まず、入院期間が短くなった経緯として、医療費の節減を目的とした過去の研究があげられます。それらの研究では1日、2日と入院期間を短くしていって、それによって合併症が増えたかどうか、再入院した人が何人いたかなどを調べました。そのうえで、早期退院の弊害がないと思われる時期をもって、退院の目安としたのです。

また、早期退院の長所というのも見逃せません。早期退院するためには、自分で起きて歩ける、普通の食事が食べられるといったことが条件になります。必然的に、早期離床(要するに、帝王切開の翌日にはベッドから出て歩かされる)が通常となりますが、そのほうが、前述のエコノミークラス症候群のような合併症は少なくなります。産後、とくに帝王切開後の方は血栓症のリスクが非常に高いので、寝たきりでいるよりは、動いて血液の流れをよくしたほうがよいのです。歩くことは腸の蠕動運動を活発にし、胃腸の働きも早く正常に戻ります。術後はガスが出ることが回復の一つの目安ですが、歩くことによってそれも促進されるわけです。さらに病院内に長くいると、院内感染といった病院特有の合併症を起こす可能性があります。病院が長居をするところではないと言ったのは、こうした意味です。

しかしながら、産後の方は普通の病気入院とは違って、自分以外にもっと世話がたいへんな”お土産”を抱えて自宅に帰ることになります。この”お土産”の取り扱い方法をきちんと説明してくれなければ困るではないかという声には、確かに無視できない部分があります。アメリカでも母乳のクラスとか、授乳指導とか、あることはあるのですが、何分にも2~3日の入院なので、短すぎると思う方もおられると思います。また、日本のほうがきめ細かく面倒を見てくれたという意見も耳にします。おそらくは否定できない部分があり、在米の患者さんによっては、ご主人が休暇をとって育児に協力したり、日本から助けが来たり、あるいはヘルパーさんを頼んだりと、いろいろな方法でしのいでいるようです。

そうはいっても、日本人の患者さんたちが、それほど育児に悪戦苦闘しているといった印象はあまりありません。
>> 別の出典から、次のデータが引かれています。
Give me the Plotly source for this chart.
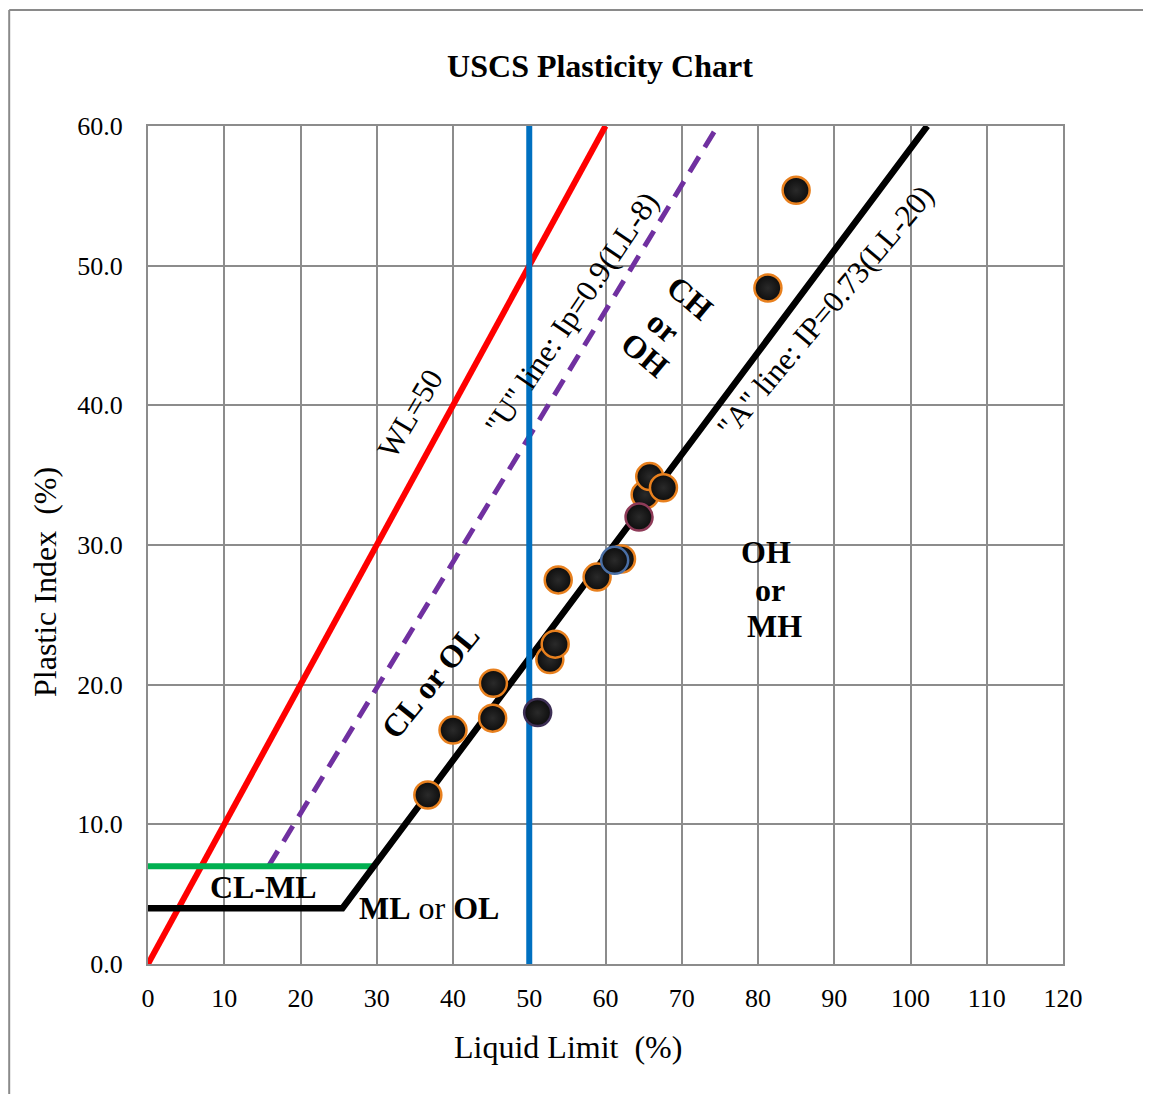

ニューヨークのような大都市には、日本人の妊婦さん、あるいは小さい子どもたちをもったお母さん方のサポートをし、交流を深める場を設けている団体もあります。私に子どもが生まれたときには、アメリカ人の友人から、赤ちゃんは取扱説明書(マニュアル)付きで生まれてくると冗談を言われました。「どうにかなるよ」という意味であったのだろうと思います。

病院にもよると思いますが、入院には夫が付き添って泊まることが多いです。前述のとおり、妻の出産時には夫は仕事を休み、妻の身の回りの世話をする、もしくは他の子どもがいる場合には子どもの世話をすることが一般的です。短い入院期間の間にさまざまな手続きを終える必要があり、出産後にゆっくりしている時間はありません。すべてを一人でこなすのは、なかなか難しいでしょう。